Problem description: Output exactly the lines from the first line of the records below through the line containing "from matplotlib.ticker import", both included, leaving out any pictures.

Extracted records:
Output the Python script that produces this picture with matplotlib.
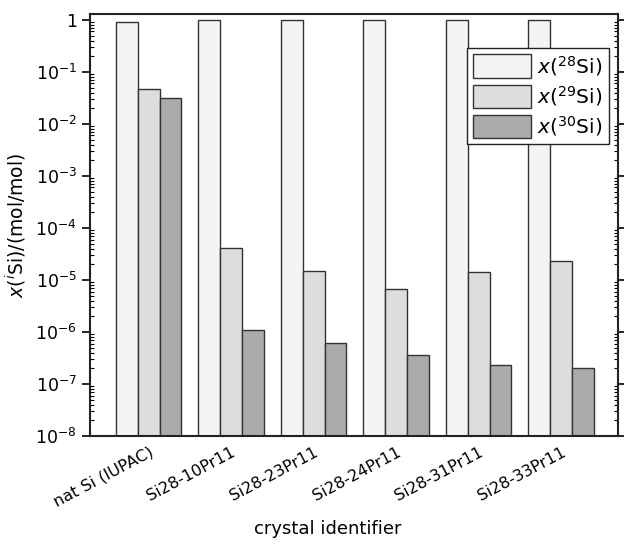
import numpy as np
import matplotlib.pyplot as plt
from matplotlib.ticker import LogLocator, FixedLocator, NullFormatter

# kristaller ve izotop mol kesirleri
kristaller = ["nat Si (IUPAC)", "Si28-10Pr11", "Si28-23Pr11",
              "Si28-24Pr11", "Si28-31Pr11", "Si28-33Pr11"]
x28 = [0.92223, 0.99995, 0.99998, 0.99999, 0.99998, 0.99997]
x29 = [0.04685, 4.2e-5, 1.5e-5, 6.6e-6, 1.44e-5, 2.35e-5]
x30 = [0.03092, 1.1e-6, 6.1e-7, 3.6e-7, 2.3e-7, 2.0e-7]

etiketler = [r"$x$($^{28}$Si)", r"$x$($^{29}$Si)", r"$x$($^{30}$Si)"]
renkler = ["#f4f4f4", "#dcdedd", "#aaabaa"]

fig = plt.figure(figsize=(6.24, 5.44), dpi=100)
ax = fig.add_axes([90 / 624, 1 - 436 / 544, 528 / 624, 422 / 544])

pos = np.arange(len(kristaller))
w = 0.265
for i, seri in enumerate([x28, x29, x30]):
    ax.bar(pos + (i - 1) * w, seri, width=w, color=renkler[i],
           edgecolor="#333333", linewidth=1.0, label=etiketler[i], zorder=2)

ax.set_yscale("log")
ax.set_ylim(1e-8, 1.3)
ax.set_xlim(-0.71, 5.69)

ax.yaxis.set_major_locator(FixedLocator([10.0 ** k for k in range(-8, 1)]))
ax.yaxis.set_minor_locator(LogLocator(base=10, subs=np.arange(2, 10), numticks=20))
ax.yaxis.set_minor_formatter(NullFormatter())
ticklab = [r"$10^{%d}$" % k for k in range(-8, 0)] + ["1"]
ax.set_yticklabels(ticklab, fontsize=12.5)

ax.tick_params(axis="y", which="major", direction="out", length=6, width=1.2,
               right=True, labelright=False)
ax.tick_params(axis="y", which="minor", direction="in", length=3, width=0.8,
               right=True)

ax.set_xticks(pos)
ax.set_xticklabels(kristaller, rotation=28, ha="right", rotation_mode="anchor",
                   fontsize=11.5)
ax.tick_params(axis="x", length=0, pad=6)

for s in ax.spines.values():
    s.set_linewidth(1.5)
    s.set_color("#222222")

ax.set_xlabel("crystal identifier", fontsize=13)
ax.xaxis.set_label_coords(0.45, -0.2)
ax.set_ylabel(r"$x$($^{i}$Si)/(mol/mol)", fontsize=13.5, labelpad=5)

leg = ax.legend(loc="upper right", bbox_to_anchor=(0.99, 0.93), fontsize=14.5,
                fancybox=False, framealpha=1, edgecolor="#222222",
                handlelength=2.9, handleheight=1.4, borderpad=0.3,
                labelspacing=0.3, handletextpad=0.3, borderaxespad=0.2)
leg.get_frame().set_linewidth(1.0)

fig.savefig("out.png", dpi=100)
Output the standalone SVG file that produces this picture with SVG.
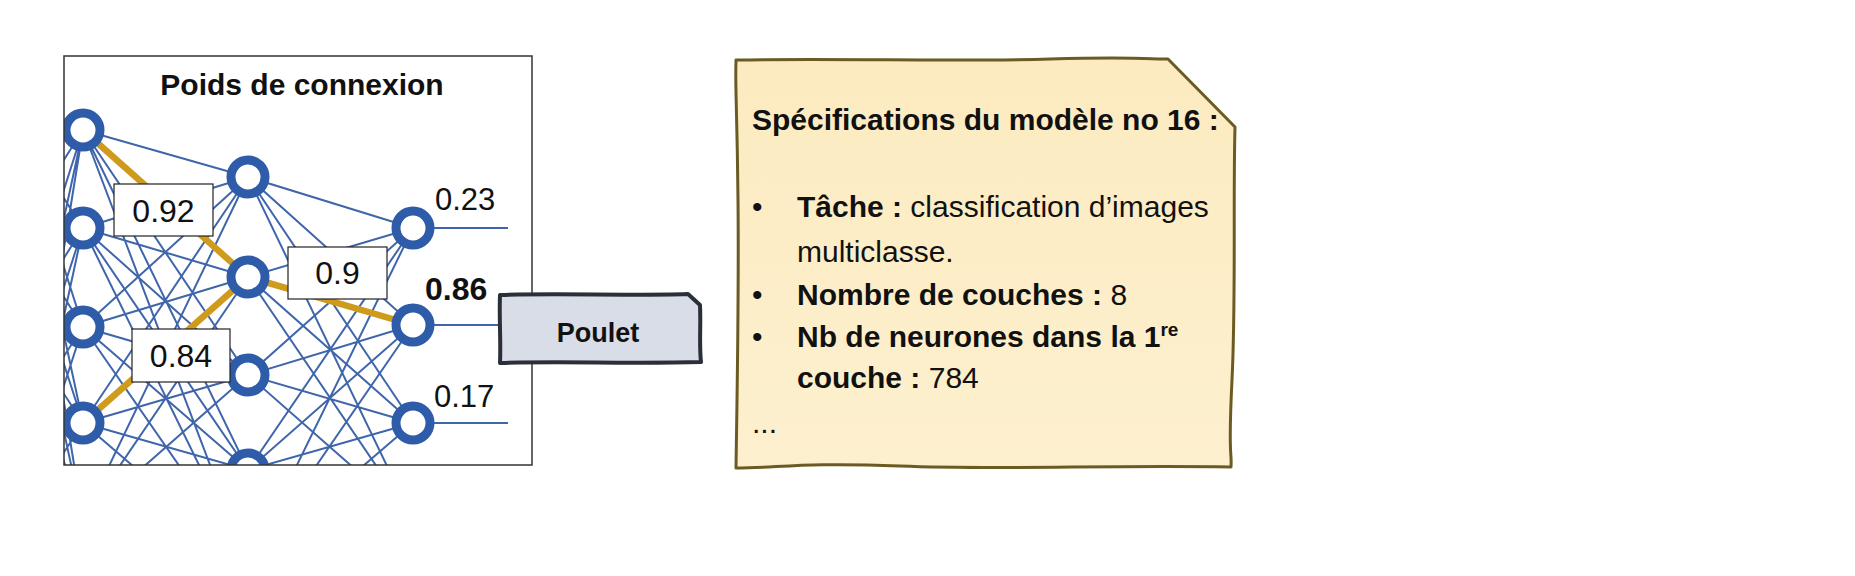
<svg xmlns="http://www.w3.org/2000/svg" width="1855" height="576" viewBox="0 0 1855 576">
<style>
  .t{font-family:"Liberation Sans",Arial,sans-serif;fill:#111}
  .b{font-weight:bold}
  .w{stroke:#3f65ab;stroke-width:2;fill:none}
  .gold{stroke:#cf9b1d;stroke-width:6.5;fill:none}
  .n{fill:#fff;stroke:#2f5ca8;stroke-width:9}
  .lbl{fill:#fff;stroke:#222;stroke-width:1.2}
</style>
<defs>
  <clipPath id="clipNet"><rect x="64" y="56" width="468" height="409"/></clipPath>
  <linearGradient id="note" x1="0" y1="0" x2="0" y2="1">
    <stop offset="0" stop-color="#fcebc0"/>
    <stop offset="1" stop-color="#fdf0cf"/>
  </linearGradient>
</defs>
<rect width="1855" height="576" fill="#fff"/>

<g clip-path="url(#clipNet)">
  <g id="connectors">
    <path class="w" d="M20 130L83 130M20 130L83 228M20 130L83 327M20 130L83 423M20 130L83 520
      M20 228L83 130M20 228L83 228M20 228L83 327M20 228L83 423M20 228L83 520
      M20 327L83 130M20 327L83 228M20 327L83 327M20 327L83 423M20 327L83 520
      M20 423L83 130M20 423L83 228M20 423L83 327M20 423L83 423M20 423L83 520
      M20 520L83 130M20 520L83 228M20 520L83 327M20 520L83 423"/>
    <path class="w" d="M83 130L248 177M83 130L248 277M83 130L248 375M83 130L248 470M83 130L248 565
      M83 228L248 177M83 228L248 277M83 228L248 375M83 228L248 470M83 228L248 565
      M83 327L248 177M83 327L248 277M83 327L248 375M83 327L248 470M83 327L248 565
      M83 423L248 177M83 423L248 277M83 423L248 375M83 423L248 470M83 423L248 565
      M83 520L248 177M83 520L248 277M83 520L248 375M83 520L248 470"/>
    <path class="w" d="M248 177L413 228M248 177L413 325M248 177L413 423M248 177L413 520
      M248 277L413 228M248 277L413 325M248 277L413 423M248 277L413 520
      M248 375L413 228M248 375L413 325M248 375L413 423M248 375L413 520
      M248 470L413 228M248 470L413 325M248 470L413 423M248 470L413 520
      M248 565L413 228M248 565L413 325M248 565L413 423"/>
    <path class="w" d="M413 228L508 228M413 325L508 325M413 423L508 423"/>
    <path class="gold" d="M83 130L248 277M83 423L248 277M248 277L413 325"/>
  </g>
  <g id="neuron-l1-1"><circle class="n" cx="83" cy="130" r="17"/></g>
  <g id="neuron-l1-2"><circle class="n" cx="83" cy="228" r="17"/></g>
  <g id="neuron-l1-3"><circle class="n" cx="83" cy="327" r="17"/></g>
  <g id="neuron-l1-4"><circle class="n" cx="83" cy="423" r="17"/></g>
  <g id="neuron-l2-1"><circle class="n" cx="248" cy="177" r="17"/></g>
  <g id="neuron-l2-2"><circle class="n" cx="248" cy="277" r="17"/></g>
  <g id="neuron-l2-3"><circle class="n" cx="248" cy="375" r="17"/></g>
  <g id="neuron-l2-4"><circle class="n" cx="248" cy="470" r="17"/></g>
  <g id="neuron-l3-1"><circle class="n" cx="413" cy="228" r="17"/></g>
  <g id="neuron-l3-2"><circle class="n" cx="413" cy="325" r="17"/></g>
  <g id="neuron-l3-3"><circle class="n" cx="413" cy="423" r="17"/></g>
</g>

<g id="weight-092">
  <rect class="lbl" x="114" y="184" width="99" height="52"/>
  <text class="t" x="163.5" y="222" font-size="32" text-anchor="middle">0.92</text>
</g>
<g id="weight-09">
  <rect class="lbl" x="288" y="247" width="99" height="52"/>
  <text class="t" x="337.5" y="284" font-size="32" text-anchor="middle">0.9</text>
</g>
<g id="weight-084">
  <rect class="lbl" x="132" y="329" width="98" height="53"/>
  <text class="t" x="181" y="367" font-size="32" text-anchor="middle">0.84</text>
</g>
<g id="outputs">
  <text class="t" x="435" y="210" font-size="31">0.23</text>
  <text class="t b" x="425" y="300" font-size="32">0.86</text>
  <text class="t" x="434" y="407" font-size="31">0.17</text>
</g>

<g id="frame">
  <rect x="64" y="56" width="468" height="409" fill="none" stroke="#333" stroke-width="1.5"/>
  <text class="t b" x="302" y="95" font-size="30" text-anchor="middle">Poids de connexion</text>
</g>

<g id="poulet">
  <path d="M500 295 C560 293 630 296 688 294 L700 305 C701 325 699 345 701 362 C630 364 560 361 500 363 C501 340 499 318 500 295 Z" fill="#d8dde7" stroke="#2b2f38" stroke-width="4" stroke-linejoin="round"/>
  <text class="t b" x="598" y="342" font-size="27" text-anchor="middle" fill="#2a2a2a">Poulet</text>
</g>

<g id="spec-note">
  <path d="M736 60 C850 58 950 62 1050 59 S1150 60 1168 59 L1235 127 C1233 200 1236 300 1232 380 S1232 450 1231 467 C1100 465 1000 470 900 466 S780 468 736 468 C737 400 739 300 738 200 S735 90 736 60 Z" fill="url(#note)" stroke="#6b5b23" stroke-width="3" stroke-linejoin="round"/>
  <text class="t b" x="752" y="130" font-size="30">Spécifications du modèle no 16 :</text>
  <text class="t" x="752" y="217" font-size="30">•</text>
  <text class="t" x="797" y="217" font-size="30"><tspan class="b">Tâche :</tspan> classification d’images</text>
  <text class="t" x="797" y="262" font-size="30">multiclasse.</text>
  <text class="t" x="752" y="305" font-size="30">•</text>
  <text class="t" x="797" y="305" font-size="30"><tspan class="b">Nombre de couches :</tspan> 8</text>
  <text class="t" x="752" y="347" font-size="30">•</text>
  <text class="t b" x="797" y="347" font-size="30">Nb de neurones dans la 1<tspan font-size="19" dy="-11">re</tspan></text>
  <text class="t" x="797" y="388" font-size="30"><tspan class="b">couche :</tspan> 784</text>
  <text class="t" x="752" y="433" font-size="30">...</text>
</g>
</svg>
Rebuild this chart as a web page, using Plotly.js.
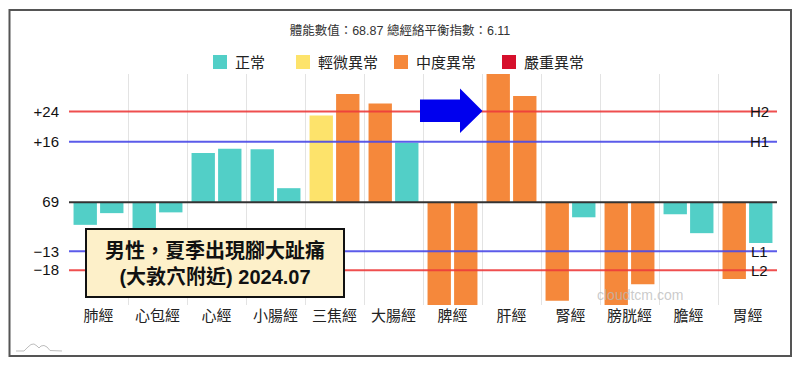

Right answer:
Output the Python script that produces this picture with matplotlib.
import numpy as np
import matplotlib.pyplot as plt
from matplotlib.ticker import LogLocator, FixedLocator, NullFormatter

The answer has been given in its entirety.